Doctrine Collections and QueryBuilders serve different purposes and have different performance characteristics.

The “filter” method on a Doctrine Collection is used to filter the elements of the collection based on a given condition. This method works on the collection in memory and requires that all the collection elements be loaded into memory before filtering. This can be an expensive operation if the collection is large, as it consumes a lot of memory.

On the other hand, the QueryBuilder is used to create SQL queries that operate at the database level. The QueryBuilder constructs a SQL query that is sent to the database, and only the matching rows are returned. This approach is much more efficient when dealing with large datasets, as it only retrieves the relevant data from the database, rather than requiring all of it to be loaded into memory.

Moreover, the ”matching” method is faster than “filter” when you have a large collection and a complex filtering condition. This is because the matching method will create a SQL query that is optimized for database filtering.
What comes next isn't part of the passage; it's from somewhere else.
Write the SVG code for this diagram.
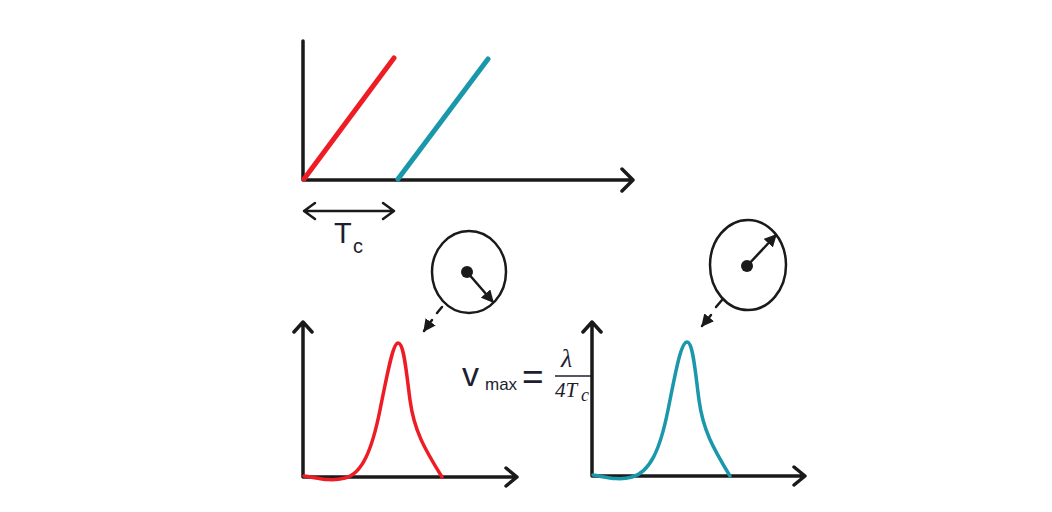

The resulting SQL query will fetch only the data that matches the filtering condition from the database, instead of fetching all the data and then filtering it in PHP – which is what the “filter” method does.

In conclusion, if you are dealing with large datasets, using QueryBuilder is generally faster and more memory-efficient than using the “filter” method on a Doctrine Collection. However, if you are dealing with a small dataset, the performance difference may be negligible, and you can choose based on personal preference or convenience.